For several decades in the West, the increase in longevity went hand in hand with a reduction in the years spent at work. In the 1960s, life expectancy shot up, while people started to retire earlier than before. The conjunction of these two trends created quite a few problems for public finance, and for social security spending in particular. So starting in the late 1990s, several European countries, including Italy, have reformed their public pension systems so to postpone the age of retirement.

The modus operandi common to all social security reforms has been a reduction in the generosity of pension payments and an increase in the minimum statutory age for retirement. This followed the findings of twenty years of economic research, which had looked at the financial, family, and health motivations of prospective pensioners, thereby leading to a drastic reduction of the incentives senior employees were given to retire as early as possible.

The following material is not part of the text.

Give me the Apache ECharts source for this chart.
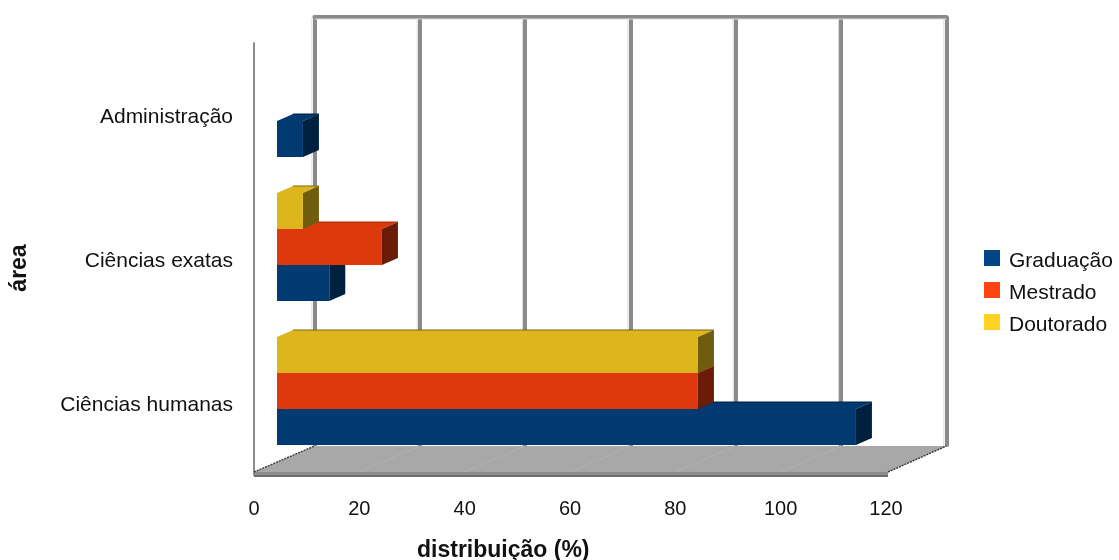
<!DOCTYPE html>
<html>
<head>
<meta charset="utf-8">
<style>html,body{margin:0;padding:0;background:#fff}#chart{width:1119px;height:560px}</style>
<script src="https://cdn.jsdelivr.net/npm/echarts@6/dist/echarts.min.js"></script>
</head>
<body>
<div id="chart"></div>
<script>
// Categories run bottom to top on the vertical axis
const categories = ['Ciências humanas', 'Ciências exatas', 'Administração'];
const graduacao = [110, 10, 5];
const mestrado = [80, 20, null];
const doutorado = [80, 5, null];
const xTicks = [0, 20, 40, 60, 80, 100, 120];

const FONT = '"Liberation Sans", Arial, sans-serif';
const GRID = { left: 254, top: 43, width: 632, height: 432 };
const WALL = { dx: 60.4, dy: -26.5 };   // back wall offset from the front plane
const BAR_PLANE = { dx: 23, dy: -12 };  // bars stand between front plane and wall
const BAR_DEPTH = { dx: 16, dy: -7 };
const BAR_FRACTION = 0.25;              // share of a category band for one bar

const palette = [
  { name: 'Graduação', data: graduacao, legend: '#004586', face: '#003a70', side: '#00203f', edge: '#001f3d' },
  { name: 'Mestrado', data: mestrado, legend: '#ff420e', face: '#de390c', side: '#6a1c06', edge: '#a02a08' },
  { name: 'Doutorado', data: doutorado, legend: '#ffd320', face: '#dcb61c', side: '#6f5c0e', edge: '#7a6612' }
];

// One pseudo-3D bar: top, end cap and front face, placed by the axes' scales
function barRenderer(index, colors) {
  return function (params, api) {
    const value = api.value(0);
    if (value == null || isNaN(value)) return;
    const end = api.coord([value, api.value(1)]);
    const start = api.coord([0, api.value(1)]);
    const band = api.size([0, 1])[1];
    const h = band * BAR_FRACTION;
    const x0 = start[0] + BAR_PLANE.dx;
    const x1 = end[0] + BAR_PLANE.dx - 0.4;
    const yBottom = end[1] + BAR_PLANE.dy + 1.5 * h - h * index;
    const yTop = yBottom - h;
    const d = BAR_DEPTH;
    const poly = (points, fill) => ({
      type: 'polygon', shape: { points: points }, style: { fill: fill }
    });
    return {
      type: 'group',
      children: [
        poly([[x0, yTop], [x0 + d.dx, yTop + d.dy], [x1 + d.dx, yTop + d.dy], [x1, yTop]], colors.face),
        poly([[x1, yTop], [x1 + d.dx, yTop + d.dy], [x1 + d.dx, yBottom + d.dy], [x1, yBottom]], colors.side),
        poly([[x0, yTop], [x1, yTop], [x1, yBottom], [x0, yBottom]], colors.face),
        {
          type: 'polyline',
          shape: { points: [[x0 + d.dx, yTop + d.dy], [x1 + d.dx, yTop + d.dy]] },
          style: { stroke: colors.edge, lineWidth: 1, fill: null }
        }
      ]
    };
  };
}

// Grey floor between the front plane and the wall, with faint tick lines across
// it, plus the pale inner edge along each wall line
function floorRenderer(params, api) {
  const cs = params.coordSys;
  const bottom = cs.y + cs.height;
  const fy = bottom - 3;
  const by = bottom - 29;
  const right = cs.x + cs.width + 2;
  const wallTop = cs.y + WALL.dy;
  const children = [
    {
      type: 'polygon',
      shape: { points: [[cs.x, fy], [cs.x + WALL.dx, by], [right + WALL.dx - 2, by], [right, fy]] },
      style: { fill: '#a8a8a8' }
    }
  ];
  xTicks.forEach(function (t) {
    const x = api.coord([t, 0])[0];
    children.push({
      type: 'line',
      shape: { x1: x + WALL.dx - 2.5, y1: wallTop + 2, x2: x + WALL.dx - 2.5, y2: by },
      style: { stroke: '#dadada', lineWidth: 1 }
    });
    if (t > 0 && t < 120) {
      children.push({
        type: 'line',
        shape: { x1: x, y1: fy, x2: x + WALL.dx, y2: by },
        style: { stroke: '#b2b2b2', lineWidth: 1 }
      });
    }
  });
  children.push(
    { type: 'line', shape: { x1: cs.x + WALL.dx, y1: wallTop + 2.5, x2: right + WALL.dx - 2, y2: wallTop + 2.5 }, style: { stroke: '#dadada', lineWidth: 1 } },
    { type: 'rect', shape: { x: cs.x, y: fy, width: right - cs.x, height: 3 }, style: { fill: '#8c8c8c' } },
    { type: 'rect', shape: { x: cs.x, y: fy + 3, width: right - cs.x, height: 2 }, style: { fill: '#6e6e6e' } },
    { type: 'line', shape: { x1: cs.x, y1: fy, x2: cs.x + WALL.dx, y2: by }, style: { stroke: '#3c3c3c', lineWidth: 1.4, lineDash: [2, 1] } },
    { type: 'line', shape: { x1: right, y1: fy, x2: right + WALL.dx - 2, y2: by }, style: { stroke: '#333', lineWidth: 1.4, lineDash: [2, 1] } }
  );
  return { type: 'group', children: children };
}

const chart = echarts.init(document.getElementById('chart'), null, { renderer: 'canvas' });

chart.setOption({
  animation: false,
  backgroundColor: '#ffffff',
  legend: {
    orient: 'vertical',
    left: 979,
    top: 245,
    icon: 'rect',
    itemWidth: 16,
    itemHeight: 16,
    itemGap: 10,
    selectedMode: false,
    data: palette.map(p => p.name),
    formatter: '{t|{name}}',
    textStyle: {
      rich: { t: { fontFamily: FONT, fontSize: 21, color: '#111', padding: [7, 0, 0, 4] } }
    }
  },
  graphic: [
    {
      type: 'text', left: 417, top: 539,
      style: { text: 'distribuição (%)', font: 'bold 23px ' + FONT, fill: '#111' }
    },
    {
      type: 'text', x: 20, y: 268, rotation: Math.PI / 2,
      style: { text: 'área', font: 'bold 23px ' + FONT, fill: '#111', align: 'center', verticalAlign: 'middle' }
    }
  ],
  grid: [
    GRID,
    { left: GRID.left + WALL.dx, top: GRID.top + WALL.dy, width: GRID.width, height: GRID.height - 2 }
  ],
  xAxis: [
    {
      type: 'value', gridIndex: 0, min: 0, max: 120, interval: 20,
      axisLine: { show: false }, axisTick: { show: false }, splitLine: { show: false },
      axisLabel: { margin: 24, fontFamily: FONT, fontSize: 20, color: '#111' }
    },
    {
      type: 'value', gridIndex: 1, min: 0, max: 120, interval: 20, position: 'top',
      axisLine: { show: true, lineStyle: { color: '#8a8a8a', width: 4 } },
      axisTick: { show: false }, axisLabel: { show: false },
      splitLine: { show: true, lineStyle: { color: '#8a8a8a', width: 4 } }
    }
  ],
  yAxis: [
    {
      type: 'category', gridIndex: 0, data: categories,
      axisLine: { show: true, lineStyle: { color: '#8c8c8c', width: 2 } },
      axisTick: { show: false },
      axisLabel: {
        margin: 21,
        formatter: '{t|{value}}',
        rich: { t: { fontFamily: FONT, fontSize: 21, color: '#111', padding: [4, 0, 0, 0] } }
      }
    },
    {
      type: 'category', gridIndex: 1, data: categories,
      axisLine: { show: false }, axisTick: { show: false }, axisLabel: { show: false }
    }
  ],
  series: [
    {
      type: 'custom', name: 'piso', xAxisIndex: 0, yAxisIndex: 0, z: 1, silent: true,
      clip: false, renderItem: floorRenderer, data: [[0, 0]]
    }
  ].concat(palette.map(function (p, i) {
    return {
      type: 'custom',
      name: p.name,
      xAxisIndex: 0,
      yAxisIndex: 0,
      z: 3 + i,
      clip: false,
      itemStyle: { color: p.legend },
      encode: { x: 0, y: 1 },
      renderItem: barRenderer(i, p),
      data: p.data.map((v, c) => [v, c])
    };
  }))
});
</script>
</body>
</html>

However, early retirement could well be the employer's, rather than the employee's, choice. In economies where wages grow according to seniority, older workers (over 55 years of age, say) translate into higher labor costs that are not matched by higher productivity. Firms thus have an interest into the early retirement of less productive senior workers, especially if the labor market is rigid enough to discourage dismissals.

In the 1970s and 1980s, the introduction of generous government schemes for early retirement had the virtue of finding workers, unions, and companies in agreement, but at the cost of putting an escalating burden on taxpayers. As recent studies have highlighted, even in countries with flexible labor markets and complementary private pensions like Switzerland, companies have chosen to resort to early retirement to rejuvenate the labor force and increase competitiveness.

But what will happen over the next few decades, when the labor force ages substantially and most of the baby-boomers go into retirement? How will firms manage when they can no longer rely on early retirement? How will they manage a graying, costly and less productive work force? Demographic trends call for a paradigm change for employers and workers alike.

Recent studies show that the productivity of more senior workers can stay high and that employees are the first beneficiaries of this. In fact, continuing to work is an antidote to cognitive decay, and the loss of mnemonic and analytic skills that comes with age. But companies will have to learn how to manage their grey panthers. The most enlightened among them have set up programs to keep their workers fit as they age. However acting on productivity is not enough, the cost of labor of senior employees must come down and the seniority principle needs to be shelved. The battle on this front has just started.